I loved being allowed to watch quietly in the dim red light as images miraculously appeared on blank paper. Later when I found a flat in Auckland that actually had its own darkroom, I shared similar sessions with my son. I don’t know if he is still hooked on the smell of photographic chemicals. I am – though there’s no longer much excuse for a darkroom.
I suspect my Dad would have loved Photoshop if he could have brought himself to engage in the computer age. Despite the lack of time left after tending to a busy rural practice, big garden and young family, he managed to experiment a bit with photographic printing and he certainly had the patience to play.
Before the advent of colour print film, he used to print in black and white and then hand colour his portraits of family members – eyes bluer, lips redder than reality. All done with the same painstaking care he applied to the detailed marquetry pictures he made.
Here, in the South Island, I am very much aware of following in his footsteps. I’ve photographed reflections at some of his favourite haunts – Lakes Alexandrina, Ruataniwha, Pukaki and Moke. I’ve watched the sun sink over mountain ranges whose names he knew by heart.
I can still hear his voice over the projector’s whirr identifying specific peaks as they slid across the screen – a rollcall of respect for the places that gave him such pleasure. I still envy his amazing memory – something I failed to inherit.
And just recently, I walked the gentle track up through Mt Peel Forest to the “Big Tree”.
It was one of my parents’ well-worn rambles.
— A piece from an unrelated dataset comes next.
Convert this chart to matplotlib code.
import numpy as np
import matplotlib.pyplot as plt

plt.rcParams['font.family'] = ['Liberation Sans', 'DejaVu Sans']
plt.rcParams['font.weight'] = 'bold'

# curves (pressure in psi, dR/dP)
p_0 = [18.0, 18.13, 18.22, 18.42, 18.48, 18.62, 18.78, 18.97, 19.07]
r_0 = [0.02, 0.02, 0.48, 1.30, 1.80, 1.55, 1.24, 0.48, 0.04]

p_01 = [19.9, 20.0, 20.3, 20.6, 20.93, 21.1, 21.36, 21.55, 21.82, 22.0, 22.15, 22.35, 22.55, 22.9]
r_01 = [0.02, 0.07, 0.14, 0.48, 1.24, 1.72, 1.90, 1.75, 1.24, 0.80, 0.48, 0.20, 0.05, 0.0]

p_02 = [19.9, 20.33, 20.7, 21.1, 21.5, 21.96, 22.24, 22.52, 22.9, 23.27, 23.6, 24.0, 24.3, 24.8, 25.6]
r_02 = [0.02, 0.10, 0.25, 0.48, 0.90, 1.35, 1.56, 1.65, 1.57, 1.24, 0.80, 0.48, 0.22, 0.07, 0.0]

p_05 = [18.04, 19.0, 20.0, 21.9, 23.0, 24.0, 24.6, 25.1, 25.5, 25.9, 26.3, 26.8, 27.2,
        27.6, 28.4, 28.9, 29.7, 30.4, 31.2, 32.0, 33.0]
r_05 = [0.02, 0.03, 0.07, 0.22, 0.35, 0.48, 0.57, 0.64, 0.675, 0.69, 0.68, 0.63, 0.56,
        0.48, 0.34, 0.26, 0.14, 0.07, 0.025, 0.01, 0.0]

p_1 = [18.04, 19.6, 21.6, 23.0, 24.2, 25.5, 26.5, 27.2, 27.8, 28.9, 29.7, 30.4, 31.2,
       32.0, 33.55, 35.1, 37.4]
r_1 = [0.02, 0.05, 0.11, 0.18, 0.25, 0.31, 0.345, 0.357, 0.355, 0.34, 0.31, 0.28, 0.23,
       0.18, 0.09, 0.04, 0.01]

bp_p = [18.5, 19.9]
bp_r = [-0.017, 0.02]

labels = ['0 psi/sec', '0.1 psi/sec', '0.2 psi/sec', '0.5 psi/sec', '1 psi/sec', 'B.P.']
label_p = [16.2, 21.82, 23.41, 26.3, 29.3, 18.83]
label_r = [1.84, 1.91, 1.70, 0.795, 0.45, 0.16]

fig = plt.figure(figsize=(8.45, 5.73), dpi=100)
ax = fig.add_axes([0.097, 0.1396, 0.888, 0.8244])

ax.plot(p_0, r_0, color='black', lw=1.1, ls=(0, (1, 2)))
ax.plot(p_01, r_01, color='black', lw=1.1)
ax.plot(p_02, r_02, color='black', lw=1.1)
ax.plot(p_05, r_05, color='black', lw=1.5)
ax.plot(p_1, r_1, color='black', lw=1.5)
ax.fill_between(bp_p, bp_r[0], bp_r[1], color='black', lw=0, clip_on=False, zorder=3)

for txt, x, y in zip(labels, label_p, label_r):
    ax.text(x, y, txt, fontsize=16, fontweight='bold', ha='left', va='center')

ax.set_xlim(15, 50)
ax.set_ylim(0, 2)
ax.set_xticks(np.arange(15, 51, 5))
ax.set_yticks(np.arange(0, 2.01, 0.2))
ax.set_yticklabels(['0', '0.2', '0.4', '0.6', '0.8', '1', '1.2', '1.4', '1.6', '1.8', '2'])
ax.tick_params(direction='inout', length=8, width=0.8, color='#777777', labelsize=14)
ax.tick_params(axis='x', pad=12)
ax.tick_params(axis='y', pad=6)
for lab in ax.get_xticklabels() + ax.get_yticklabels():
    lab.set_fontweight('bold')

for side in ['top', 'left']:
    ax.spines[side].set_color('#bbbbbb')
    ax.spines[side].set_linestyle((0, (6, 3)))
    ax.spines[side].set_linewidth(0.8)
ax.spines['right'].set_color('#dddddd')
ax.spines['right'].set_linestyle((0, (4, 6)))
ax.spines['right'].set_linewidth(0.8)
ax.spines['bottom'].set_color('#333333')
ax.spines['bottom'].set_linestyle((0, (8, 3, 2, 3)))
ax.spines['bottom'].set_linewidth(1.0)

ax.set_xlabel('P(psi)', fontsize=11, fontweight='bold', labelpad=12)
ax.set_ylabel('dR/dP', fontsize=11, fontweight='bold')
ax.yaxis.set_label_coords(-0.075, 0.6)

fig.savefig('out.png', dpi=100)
Just a few months before he died, aged 92, I’d got a letter from Dad. He and mum had made it to the Big Tree and there was a photo of mum posed against its massive trunk to prove it. She’s warmly dressed in a camouflage coloured jacket and matching hat gazing straight into the camera, hand firmly on her stick. It’s one of my favourite photos.
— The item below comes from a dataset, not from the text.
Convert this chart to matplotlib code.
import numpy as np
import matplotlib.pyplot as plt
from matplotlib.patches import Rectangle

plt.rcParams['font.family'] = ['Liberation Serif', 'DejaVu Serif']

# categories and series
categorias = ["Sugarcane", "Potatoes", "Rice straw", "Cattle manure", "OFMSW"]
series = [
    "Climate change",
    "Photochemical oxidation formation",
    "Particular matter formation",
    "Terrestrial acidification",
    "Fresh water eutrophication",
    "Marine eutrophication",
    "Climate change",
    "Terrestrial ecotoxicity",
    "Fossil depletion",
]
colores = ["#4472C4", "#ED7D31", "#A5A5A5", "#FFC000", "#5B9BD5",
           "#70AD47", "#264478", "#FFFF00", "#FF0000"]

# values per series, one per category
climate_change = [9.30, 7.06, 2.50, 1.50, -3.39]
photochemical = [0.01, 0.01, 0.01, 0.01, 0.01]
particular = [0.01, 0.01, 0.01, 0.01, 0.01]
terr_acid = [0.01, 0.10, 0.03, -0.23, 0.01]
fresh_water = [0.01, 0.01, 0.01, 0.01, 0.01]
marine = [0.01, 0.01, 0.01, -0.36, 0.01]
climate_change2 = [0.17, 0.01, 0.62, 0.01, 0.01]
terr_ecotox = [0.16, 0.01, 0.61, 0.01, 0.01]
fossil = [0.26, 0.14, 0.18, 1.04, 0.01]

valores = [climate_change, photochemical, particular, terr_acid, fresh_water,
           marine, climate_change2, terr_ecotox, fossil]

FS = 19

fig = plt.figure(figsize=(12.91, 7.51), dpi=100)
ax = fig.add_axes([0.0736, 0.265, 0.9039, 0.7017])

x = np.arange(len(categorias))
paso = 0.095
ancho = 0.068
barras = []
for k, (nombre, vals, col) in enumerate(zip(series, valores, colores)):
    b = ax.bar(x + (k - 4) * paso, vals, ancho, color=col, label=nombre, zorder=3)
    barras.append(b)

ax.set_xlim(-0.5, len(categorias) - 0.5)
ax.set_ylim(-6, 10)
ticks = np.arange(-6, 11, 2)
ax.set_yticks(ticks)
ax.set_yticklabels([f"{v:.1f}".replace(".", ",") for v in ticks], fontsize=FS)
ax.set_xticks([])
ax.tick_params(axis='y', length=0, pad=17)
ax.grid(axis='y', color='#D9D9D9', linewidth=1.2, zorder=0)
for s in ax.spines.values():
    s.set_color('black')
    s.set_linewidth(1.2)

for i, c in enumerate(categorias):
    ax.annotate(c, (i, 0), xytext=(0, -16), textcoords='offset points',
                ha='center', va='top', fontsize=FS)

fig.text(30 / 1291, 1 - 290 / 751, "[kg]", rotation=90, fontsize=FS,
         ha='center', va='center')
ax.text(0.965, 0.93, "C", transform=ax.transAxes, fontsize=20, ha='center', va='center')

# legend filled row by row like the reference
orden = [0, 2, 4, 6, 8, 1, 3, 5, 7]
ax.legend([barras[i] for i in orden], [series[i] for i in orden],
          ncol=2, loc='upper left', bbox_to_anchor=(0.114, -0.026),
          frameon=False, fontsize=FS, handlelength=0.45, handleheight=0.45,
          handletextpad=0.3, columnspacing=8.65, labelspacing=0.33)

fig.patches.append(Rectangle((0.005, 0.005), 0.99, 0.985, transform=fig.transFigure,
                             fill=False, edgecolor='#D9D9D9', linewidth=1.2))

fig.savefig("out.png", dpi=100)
As I walked, I could picture them. Mum leaning forward slightly, stick pushing her determinedly up the gravel path – and as usual a few steps ahead of Dad. His progress slower but steady. Sometimes stopping to catch breath. What was once barely an incline to my two fit, alpine tramping parents had become a challenge of gravity for the aging bodies that contain their willing minds.
For Dad, the uphill bits had become a real hurdle. Mum’s uncertain balance made downhills tougher. But they did it. I could see Dad sitting on the bench near the tree, reaching in his jacket pocket for something to celebrate the achievement – a muesli bar, an apple. He always had something to share.
He was so proud that they made it.
I was thinking of him again the other evening as I sat on “snail’s” steps, clicking away at the Southern sun’s long twilight tumble through every shade of yellow, orange and red toward the purple hills above Lake Pukaki. Sometimes I think he is helping stage manage the show.
I am so grateful for his heritage, so grateful to be here, to see this. I hope to never cease wondering at the magic cast by the changing play of light.